WATSONVILLE—The Pajaro Valley Unified School District Board of Trustees at its Nov. 18 meeting unanimously approved a resolution to fly POW/MIA flags above all district buildings daily.
It is not clear when the flags will be raised. District Superintendent Michelle Rodriguez says they will be a “powerful symbol” of the Prisoners of War and service members still considered Missing in Action.
The idea for the flag was launched in 1970 by Mary Helen Hoff, whose husband, U.S. Navy Cmdr. Michael G. Hoff, was shot down in combat during the Vietnam War. He was never found.

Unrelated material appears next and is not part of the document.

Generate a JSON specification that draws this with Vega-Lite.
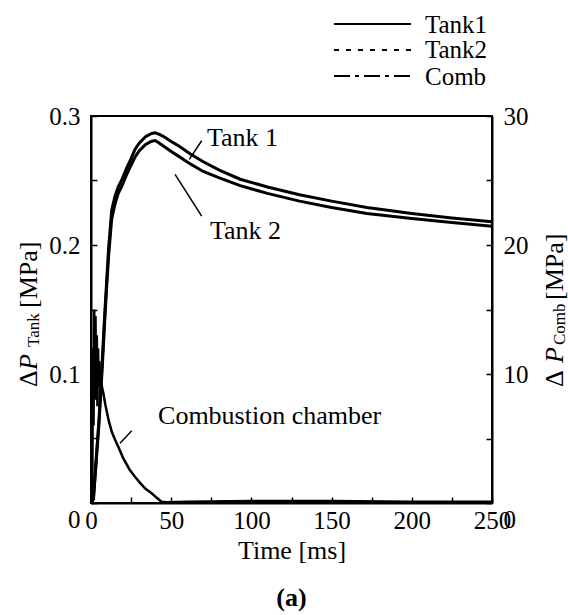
{
  "$schema": "https://vega.github.io/schema/vega-lite/v6.json",
  "width": 401,
  "height": 387,
  "autosize": {"type": "none"},
  "padding": {"left": 91, "top": 116, "right": 76, "bottom": 112},
  "background": "white",
  "config": {
    "view": {"stroke": "black", "strokeWidth": 2},
    "font": "Liberation Serif",
    "axis": {
      "grid": false,
      "domainColor": "black",
      "domainWidth": 2,
      "tickColor": "black",
      "tickWidth": 1.5,
      "tickSize": -6,
      "labelColor": "black",
      "labelFont": "Liberation Serif",
      "labelFontSize": 25,
      "labelFlush": false,
      "titleFont": "Liberation Serif",
      "titleFontSize": 26,
      "titleFontWeight": "normal",
      "titleColor": "black"
    },
    "text": {"font": "Liberation Serif", "color": "black"}
  },
  "title": {"text": "(a)", "orient": "bottom", "anchor": "middle", "fontSize": 26, "fontWeight": "bold", "font": "Liberation Serif", "color": "black", "offset": 22},
  "datasets": {
    "tank": [
      {"t": 0, "v": 0, "series": "Tank1"}, {"t": 1.5, "v": 0.003, "series": "Tank1"}, {"t": 3, "v": 0.03, "series": "Tank1"}, {"t": 5, "v": 0.065, "series": "Tank1"}, {"t": 7, "v": 0.11, "series": "Tank1"}, {"t": 8.5, "v": 0.145, "series": "Tank1"}, {"t": 9.8, "v": 0.173, "series": "Tank1"}, {"t": 11, "v": 0.198, "series": "Tank1"}, {"t": 12.9, "v": 0.227, "series": "Tank1"}, {"t": 15, "v": 0.238, "series": "Tank1"}, {"t": 17, "v": 0.245, "series": "Tank1"}, {"t": 19, "v": 0.25, "series": "Tank1"}, {"t": 22, "v": 0.259, "series": "Tank1"}, {"t": 25, "v": 0.267, "series": "Tank1"}, {"t": 27.4, "v": 0.274, "series": "Tank1"}, {"t": 30, "v": 0.279, "series": "Tank1"}, {"t": 34, "v": 0.284, "series": "Tank1"}, {"t": 37.8, "v": 0.2865, "series": "Tank1"}, {"t": 40, "v": 0.287, "series": "Tank1"}, {"t": 43, "v": 0.2855, "series": "Tank1"}, {"t": 46, "v": 0.2835, "series": "Tank1"}, {"t": 50, "v": 0.2803, "series": "Tank1"}, {"t": 55, "v": 0.2765, "series": "Tank1"}, {"t": 58.6, "v": 0.2735, "series": "Tank1"}, {"t": 62, "v": 0.2705, "series": "Tank1"}, {"t": 70, "v": 0.2645, "series": "Tank1"}, {"t": 80, "v": 0.258, "series": "Tank1"}, {"t": 93, "v": 0.251, "series": "Tank1"}, {"t": 110, "v": 0.245, "series": "Tank1"}, {"t": 130, "v": 0.239, "series": "Tank1"}, {"t": 150, "v": 0.234, "series": "Tank1"}, {"t": 172, "v": 0.229, "series": "Tank1"}, {"t": 200, "v": 0.2245, "series": "Tank1"}, {"t": 225, "v": 0.221, "series": "Tank1"}, {"t": 250, "v": 0.218, "series": "Tank1"},
      {"t": 0, "v": 0, "series": "Tank2"}, {"t": 1.5, "v": 0.003, "series": "Tank2"}, {"t": 3, "v": 0.028, "series": "Tank2"}, {"t": 5, "v": 0.062, "series": "Tank2"}, {"t": 7, "v": 0.105, "series": "Tank2"}, {"t": 8.5, "v": 0.14, "series": "Tank2"}, {"t": 9.8, "v": 0.168, "series": "Tank2"}, {"t": 11, "v": 0.192, "series": "Tank2"}, {"t": 12.9, "v": 0.22, "series": "Tank2"}, {"t": 15, "v": 0.232, "series": "Tank2"}, {"t": 17, "v": 0.24, "series": "Tank2"}, {"t": 19, "v": 0.245, "series": "Tank2"}, {"t": 22, "v": 0.254, "series": "Tank2"}, {"t": 25, "v": 0.262, "series": "Tank2"}, {"t": 27.4, "v": 0.268, "series": "Tank2"}, {"t": 30, "v": 0.273, "series": "Tank2"}, {"t": 34, "v": 0.278, "series": "Tank2"}, {"t": 37.8, "v": 0.2805, "series": "Tank2"}, {"t": 40, "v": 0.281, "series": "Tank2"}, {"t": 42, "v": 0.2795, "series": "Tank2"}, {"t": 46, "v": 0.276, "series": "Tank2"}, {"t": 50, "v": 0.2725, "series": "Tank2"}, {"t": 55, "v": 0.2685, "series": "Tank2"}, {"t": 58.6, "v": 0.2655, "series": "Tank2"}, {"t": 62, "v": 0.2628, "series": "Tank2"}, {"t": 70, "v": 0.257, "series": "Tank2"}, {"t": 80, "v": 0.252, "series": "Tank2"}, {"t": 93, "v": 0.246, "series": "Tank2"}, {"t": 110, "v": 0.24, "series": "Tank2"}, {"t": 130, "v": 0.234, "series": "Tank2"}, {"t": 150, "v": 0.229, "series": "Tank2"}, {"t": 172, "v": 0.2245, "series": "Tank2"}, {"t": 200, "v": 0.2205, "series": "Tank2"}, {"t": 225, "v": 0.2175, "series": "Tank2"}, {"t": 250, "v": 0.2145, "series": "Tank2"}
    ],
    "comb": [
      {"t": 0, "v": 0}, {"t": 0.8, "v": 0}, {"t": 1.2, "v": 12}, {"t": 1.6, "v": 6}, {"t": 2.0, "v": 15}, {"t": 2.4, "v": 8}, {"t": 2.8, "v": 14.5}, {"t": 3.2, "v": 9}, {"t": 3.6, "v": 13}, {"t": 4.0, "v": 7.5}, {"t": 4.4, "v": 12}, {"t": 4.8, "v": 9}, {"t": 5.2, "v": 11}, {"t": 5.6, "v": 9.5}, {"t": 6.5, "v": 9.2}, {"t": 7.7, "v": 8.5}, {"t": 9, "v": 7.6}, {"t": 11, "v": 6.4}, {"t": 13, "v": 5.5}, {"t": 15, "v": 4.9}, {"t": 17, "v": 4.36}, {"t": 20, "v": 3.5}, {"t": 24, "v": 2.6}, {"t": 27.4, "v": 2.04}, {"t": 31, "v": 1.5}, {"t": 34, "v": 1.1}, {"t": 37.8, "v": 0.75}, {"t": 41, "v": 0.4}, {"t": 44, "v": 0.1}, {"t": 47, "v": 0.05}, {"t": 60, "v": 0.1}, {"t": 100, "v": 0.15}, {"t": 150, "v": 0.15}, {"t": 200, "v": 0.1}, {"t": 250, "v": 0.1}
    ],
    "legendkey": [
      {"t": 151.5, "t2": 199.5, "v": 0.3713, "series": "Tank1"},
      {"t": 151.5, "t2": 199.5, "v": 0.3512, "series": "Tank2"},
      {"t": 151.5, "t2": 199.5, "v": 0.331, "series": "Comb"}
    ],
    "labels": [
      {"t": 72.3, "v": 0.2767, "label": "Tank 1", "kind": "anno"},
      {"t": 74.2, "v": 0.2047, "label": "Tank 2", "kind": "anno"},
      {"t": 41.8, "v": 0.0612, "label": "Combustion chamber", "kind": "anno"},
      {"t": 208.2, "v": 0.3647, "label": "Tank1", "kind": "key"},
      {"t": 208.2, "v": 0.3446, "label": "Tank2", "kind": "key"},
      {"t": 208.2, "v": 0.3244, "label": "Comb", "kind": "key"},
      {"t": -33.67, "v": 0.0899, "label": "Δ", "kind": "tmain"},
      {"t": -33.67, "v": 0.1031, "label": "P", "kind": "tital"},
      {"t": -32.4, "v": 0.1209, "label": "Tank", "kind": "tsub"},
      {"t": -33.67, "v": 0.1512, "label": "[MPa]", "kind": "tmain"},
      {"t": 294.3, "v": 0.0899, "label": "Δ", "kind": "tmain"},
      {"t": 294.3, "v": 0.1085, "label": "P", "kind": "tital"},
      {"t": 295.5, "v": 0.1225, "label": "Comb", "kind": "tsub"},
      {"t": 294.3, "v": 0.1574, "label": "[MPa]", "kind": "tmain"}
    ],
    "leaders": [
      {"t": 69.0, "v": 0.2808, "t2": 61.3, "v2": 0.2664},
      {"t": 52.4, "v": 0.2547, "t2": 69.0, "v2": 0.2224},
      {"t": 25.4, "v": 0.056, "t2": 18.1, "v2": 0.0463}
    ]
  },
  "encoding": {
    "x": {
      "field": "t", "type": "quantitative",
      "scale": {"domain": [0, 250], "nice": false, "zero": false},
      "axis": {
        "values": [0, 25, 50, 75, 100, 125, 150, 175, 200, 225, 250],
        "labelExpr": "datum.value % 50 === 0 ? datum.label : ''",
        "labelPadding": 11,
        "title": "Time [ms]",
        "titlePadding": 4
      }
    }
  },
  "layer": [
    {
      "encoding": {
        "y": {
          "field": "v", "type": "quantitative",
          "scale": {"domain": [0, 0.3], "nice": false, "zero": false},
          "axis": {
            "orient": "left",
            "values": [0, 0.05, 0.1, 0.15, 0.2, 0.25, 0.3],
            "format": ".1~f",
            "labelExpr": "abs(datum.value * 10 - round(datum.value * 10)) < 0.000001 ? datum.label : ''",
            "labelPadding": 17,
            "labelOffset": {"condition": {"test": "datum.value === 0", "value": 16}, "value": 0},
            "title": null
          }
        }
      },
      "layer": [
        {
          "data": {"name": "tank"},
          "mark": {"type": "line", "color": "black", "strokeWidth": 3},
          "encoding": {"detail": {"field": "series"}}
        },
        {
          "data": {"name": "legendkey"},
          "mark": {"type": "rule", "color": "black", "strokeWidth": 2},
          "encoding": {
            "x2": {"field": "t2"},
            "strokeDash": {
              "field": "series", "type": "nominal",
              "scale": {"domain": ["Tank1", "Tank2", "Comb"], "range": [[1, 0], [5, 7], [16, 5, 4, 5]]},
              "legend": null
            }
          }
        },
        {
          "data": {"name": "leaders"},
          "mark": {"type": "rule", "color": "black", "strokeWidth": 1.5},
          "encoding": {"x2": {"field": "t2"}, "y2": {"field": "v2"}}
        },
        {
          "data": {"name": "labels"},
          "transform": [{"filter": "datum.kind === 'anno'"}],
          "mark": {"type": "text", "align": "left", "baseline": "alphabetic", "fontSize": 26},
          "encoding": {"text": {"field": "label"}}
        },
        {
          "data": {"name": "labels"},
          "transform": [{"filter": "datum.kind === 'key'"}],
          "mark": {"type": "text", "align": "left", "baseline": "alphabetic", "fontSize": 25},
          "encoding": {"text": {"field": "label"}}
        },
        {
          "data": {"name": "labels"},
          "transform": [{"filter": "datum.kind === 'tmain'"}],
          "mark": {"type": "text", "align": "left", "baseline": "alphabetic", "fontSize": 26, "angle": 270},
          "encoding": {"text": {"field": "label"}}
        },
        {
          "data": {"name": "labels"},
          "transform": [{"filter": "datum.kind === 'tital'"}],
          "mark": {"type": "text", "align": "left", "baseline": "alphabetic", "fontSize": 26, "fontStyle": "italic", "angle": 270},
          "encoding": {"text": {"field": "label"}}
        },
        {
          "data": {"name": "labels"},
          "transform": [{"filter": "datum.kind === 'tsub'"}],
          "mark": {"type": "text", "align": "left", "baseline": "alphabetic", "fontSize": 17, "angle": 270},
          "encoding": {"text": {"field": "label"}}
        }
      ]
    },
    {
      "data": {"name": "comb"},
      "mark": {"type": "line", "color": "black", "strokeWidth": 2.5},
      "encoding": {
        "y": {
          "field": "v", "type": "quantitative",
          "scale": {"domain": [0, 30], "nice": false, "zero": false},
          "axis": {
            "orient": "right",
            "values": [0, 5, 10, 15, 20, 25, 30],
            "labelExpr": "datum.value % 10 === 0 ? datum.label : ''",
            "labelPadding": 17,
            "labelOffset": {"condition": {"test": "datum.value === 0", "value": 16}, "value": 0},
            "title": null
          }
        }
      }
    }
  ],
  "resolve": {"scale": {"y": "independent"}}
}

The flags were approved by the National League of POW/MIA Families in 1972.
Aside from the American flag, the POW/MIA flag is the only flag flown above the White House.
PVUSD Trustee Daniel Dodge Jr., who created the resolution, says he got the idea from Santa Cruz County Supervisor Greg Caput, who led efforts to have the flag flown over County buildings.
Dodge says he remembers being moved by tributes to veterans at his alma mater Watsonville High School.
“They went over to Vietnam to fight for our country, our government and each other,” Dodge said. “So I wanted to do my part. Being from Watsonville we support our troops. We support our soldiers and veterans, and this was the least I could do.”
Vietnam Veteran David Ambriz, who serves as commander at the Freedom VFW Post 1716, called the resolution “fantastic.”
“I am all for flying the MIA/POW flag at school buildings,” he said. “Let’s recognize all our heroes that never made it home, and for the sacrifices they made.”
Trustee Jennifer Holm said she was surprised by the number of meaningful conversations she had while considering the issue.
“It really moved me,” she said, “Their service was every day, and the people they have lost is every day, and having this visible every day—being able to have (the community) see that—is a reminder that the sacrifices their fellow service members made wasn’t forgotten, that the community was recognizing that.”
U.S. Army veteran Harry Wiggins said that, while serving in the military becoming a prisoner of war is always a possibility.
“You don’t want to forget the POWs,” Wiggins said. “Some of them never returned. They are part of the team.”